## [Task statement]
Word for word, print each line of the listing below; pictures stay out.
====================
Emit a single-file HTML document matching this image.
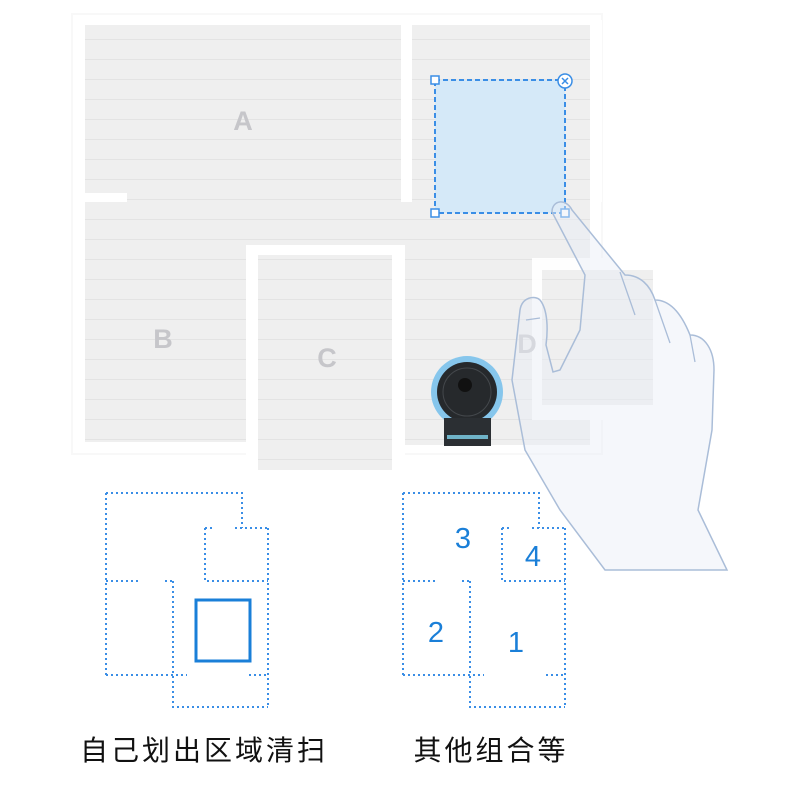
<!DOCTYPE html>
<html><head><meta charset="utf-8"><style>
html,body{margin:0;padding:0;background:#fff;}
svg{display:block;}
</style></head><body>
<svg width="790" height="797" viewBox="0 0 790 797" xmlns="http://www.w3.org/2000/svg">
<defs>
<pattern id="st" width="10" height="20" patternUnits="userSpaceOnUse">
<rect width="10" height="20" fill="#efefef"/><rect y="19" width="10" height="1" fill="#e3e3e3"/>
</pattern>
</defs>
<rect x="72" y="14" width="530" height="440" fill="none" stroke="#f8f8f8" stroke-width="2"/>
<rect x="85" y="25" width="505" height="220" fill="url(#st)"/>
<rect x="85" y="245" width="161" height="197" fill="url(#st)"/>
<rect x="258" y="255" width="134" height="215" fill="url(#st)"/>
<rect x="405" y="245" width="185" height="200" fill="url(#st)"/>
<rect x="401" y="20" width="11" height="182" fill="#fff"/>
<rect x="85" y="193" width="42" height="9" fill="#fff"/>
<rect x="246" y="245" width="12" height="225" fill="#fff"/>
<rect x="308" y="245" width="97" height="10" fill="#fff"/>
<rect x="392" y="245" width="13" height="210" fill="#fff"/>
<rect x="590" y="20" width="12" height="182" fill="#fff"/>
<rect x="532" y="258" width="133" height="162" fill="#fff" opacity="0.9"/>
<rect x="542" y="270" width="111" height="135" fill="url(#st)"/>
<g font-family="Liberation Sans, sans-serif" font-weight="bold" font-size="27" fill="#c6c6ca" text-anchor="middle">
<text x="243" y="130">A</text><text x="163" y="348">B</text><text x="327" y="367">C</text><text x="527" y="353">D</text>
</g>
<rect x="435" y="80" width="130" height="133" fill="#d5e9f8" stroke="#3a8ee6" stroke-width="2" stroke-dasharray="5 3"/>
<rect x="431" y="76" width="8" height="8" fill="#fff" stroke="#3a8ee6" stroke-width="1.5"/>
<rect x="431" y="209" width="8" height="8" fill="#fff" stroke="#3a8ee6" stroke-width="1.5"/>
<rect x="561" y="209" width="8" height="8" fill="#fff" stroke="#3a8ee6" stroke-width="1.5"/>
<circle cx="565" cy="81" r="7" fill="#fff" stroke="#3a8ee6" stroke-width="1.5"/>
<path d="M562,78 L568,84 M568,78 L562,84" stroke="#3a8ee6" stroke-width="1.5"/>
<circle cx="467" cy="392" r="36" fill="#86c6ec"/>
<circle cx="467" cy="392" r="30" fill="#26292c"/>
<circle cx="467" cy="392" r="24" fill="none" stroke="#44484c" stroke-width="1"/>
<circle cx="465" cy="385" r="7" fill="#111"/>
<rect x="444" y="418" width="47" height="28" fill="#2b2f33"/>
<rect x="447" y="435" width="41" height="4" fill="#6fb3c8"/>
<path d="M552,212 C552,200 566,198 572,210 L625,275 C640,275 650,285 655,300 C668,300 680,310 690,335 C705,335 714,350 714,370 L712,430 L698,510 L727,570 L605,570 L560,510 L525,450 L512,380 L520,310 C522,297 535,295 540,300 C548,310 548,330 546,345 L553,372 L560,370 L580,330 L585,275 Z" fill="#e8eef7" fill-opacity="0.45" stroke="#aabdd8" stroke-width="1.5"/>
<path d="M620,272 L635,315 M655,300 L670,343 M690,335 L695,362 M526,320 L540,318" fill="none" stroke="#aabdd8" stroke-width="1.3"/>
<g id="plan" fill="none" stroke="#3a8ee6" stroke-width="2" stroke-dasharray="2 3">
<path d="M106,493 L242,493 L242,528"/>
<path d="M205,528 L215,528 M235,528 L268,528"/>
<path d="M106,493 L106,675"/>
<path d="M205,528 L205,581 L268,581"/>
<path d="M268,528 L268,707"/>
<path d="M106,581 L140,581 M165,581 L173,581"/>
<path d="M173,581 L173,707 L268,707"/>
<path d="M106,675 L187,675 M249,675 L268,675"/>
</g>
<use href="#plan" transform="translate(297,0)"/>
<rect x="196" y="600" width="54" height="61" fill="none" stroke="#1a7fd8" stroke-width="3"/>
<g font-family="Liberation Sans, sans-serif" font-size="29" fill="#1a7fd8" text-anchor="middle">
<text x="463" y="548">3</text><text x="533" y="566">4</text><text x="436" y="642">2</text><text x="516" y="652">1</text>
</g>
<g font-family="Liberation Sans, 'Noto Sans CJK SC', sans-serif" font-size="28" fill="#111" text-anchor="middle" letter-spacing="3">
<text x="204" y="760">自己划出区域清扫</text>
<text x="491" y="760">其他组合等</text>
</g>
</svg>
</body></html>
====================
## [Task response]
Emit a single-file HTML document matching this image.
<!DOCTYPE html>
<html><head><meta charset="utf-8"><style>
html,body{margin:0;padding:0;background:#fff;}
svg{display:block;}
</style></head><body>
<svg width="790" height="797" viewBox="0 0 790 797" xmlns="http://www.w3.org/2000/svg">
<defs>
<pattern id="st" width="10" height="20" patternUnits="userSpaceOnUse">
<rect width="10" height="20" fill="#efefef"/><rect y="19" width="10" height="1" fill="#e3e3e3"/>
</pattern>
</defs>
<rect x="72" y="14" width="530" height="440" fill="none" stroke="#f8f8f8" stroke-width="2"/>
<rect x="85" y="25" width="505" height="220" fill="url(#st)"/>
<rect x="85" y="245" width="161" height="197" fill="url(#st)"/>
<rect x="258" y="255" width="134" height="215" fill="url(#st)"/>
<rect x="405" y="245" width="185" height="200" fill="url(#st)"/>
<rect x="401" y="20" width="11" height="182" fill="#fff"/>
<rect x="85" y="193" width="42" height="9" fill="#fff"/>
<rect x="246" y="245" width="12" height="225" fill="#fff"/>
<rect x="308" y="245" width="97" height="10" fill="#fff"/>
<rect x="392" y="245" width="13" height="210" fill="#fff"/>
<rect x="590" y="20" width="12" height="182" fill="#fff"/>
<rect x="532" y="258" width="133" height="162" fill="#fff" opacity="0.9"/>
<rect x="542" y="270" width="111" height="135" fill="url(#st)"/>
<g font-family="Liberation Sans, sans-serif" font-weight="bold" font-size="27" fill="#c6c6ca" text-anchor="middle">
<text x="243" y="130">A</text><text x="163" y="348">B</text><text x="327" y="367">C</text><text x="527" y="353">D</text>
</g>
<rect x="435" y="80" width="130" height="133" fill="#d5e9f8" stroke="#3a8ee6" stroke-width="2" stroke-dasharray="5 3"/>
<rect x="431" y="76" width="8" height="8" fill="#fff" stroke="#3a8ee6" stroke-width="1.5"/>
<rect x="431" y="209" width="8" height="8" fill="#fff" stroke="#3a8ee6" stroke-width="1.5"/>
<rect x="561" y="209" width="8" height="8" fill="#fff" stroke="#3a8ee6" stroke-width="1.5"/>
<circle cx="565" cy="81" r="7" fill="#fff" stroke="#3a8ee6" stroke-width="1.5"/>
<path d="M562,78 L568,84 M568,78 L562,84" stroke="#3a8ee6" stroke-width="1.5"/>
<circle cx="467" cy="392" r="36" fill="#86c6ec"/>
<circle cx="467" cy="392" r="30" fill="#26292c"/>
<circle cx="467" cy="392" r="24" fill="none" stroke="#44484c" stroke-width="1"/>
<circle cx="465" cy="385" r="7" fill="#111"/>
<rect x="444" y="418" width="47" height="28" fill="#2b2f33"/>
<rect x="447" y="435" width="41" height="4" fill="#6fb3c8"/>
<path d="M552,212 C552,200 566,198 572,210 L625,275 C640,275 650,285 655,300 C668,300 680,310 690,335 C705,335 714,350 714,370 L712,430 L698,510 L727,570 L605,570 L560,510 L525,450 L512,380 L520,310 C522,297 535,295 540,300 C548,310 548,330 546,345 L553,372 L560,370 L580,330 L585,275 Z" fill="#e8eef7" fill-opacity="0.45" stroke="#aabdd8" stroke-width="1.5"/>
<path d="M620,272 L635,315 M655,300 L670,343 M690,335 L695,362 M526,320 L540,318" fill="none" stroke="#aabdd8" stroke-width="1.3"/>
<g id="plan" fill="none" stroke="#3a8ee6" stroke-width="2" stroke-dasharray="2 3">
<path d="M106,493 L242,493 L242,528"/>
<path d="M205,528 L215,528 M235,528 L268,528"/>
<path d="M106,493 L106,675"/>
<path d="M205,528 L205,581 L268,581"/>
<path d="M268,528 L268,707"/>
<path d="M106,581 L140,581 M165,581 L173,581"/>
<path d="M173,581 L173,707 L268,707"/>
<path d="M106,675 L187,675 M249,675 L268,675"/>
</g>
<use href="#plan" transform="translate(297,0)"/>
<rect x="196" y="600" width="54" height="61" fill="none" stroke="#1a7fd8" stroke-width="3"/>
<g font-family="Liberation Sans, sans-serif" font-size="29" fill="#1a7fd8" text-anchor="middle">
<text x="463" y="548">3</text><text x="533" y="566">4</text><text x="436" y="642">2</text><text x="516" y="652">1</text>
</g>
<g font-family="Liberation Sans, 'Noto Sans CJK SC', sans-serif" font-size="28" fill="#111" text-anchor="middle" letter-spacing="3">
<text x="204" y="760">自己划出区域清扫</text>
<text x="491" y="760">其他组合等</text>
</g>
</svg>
</body></html>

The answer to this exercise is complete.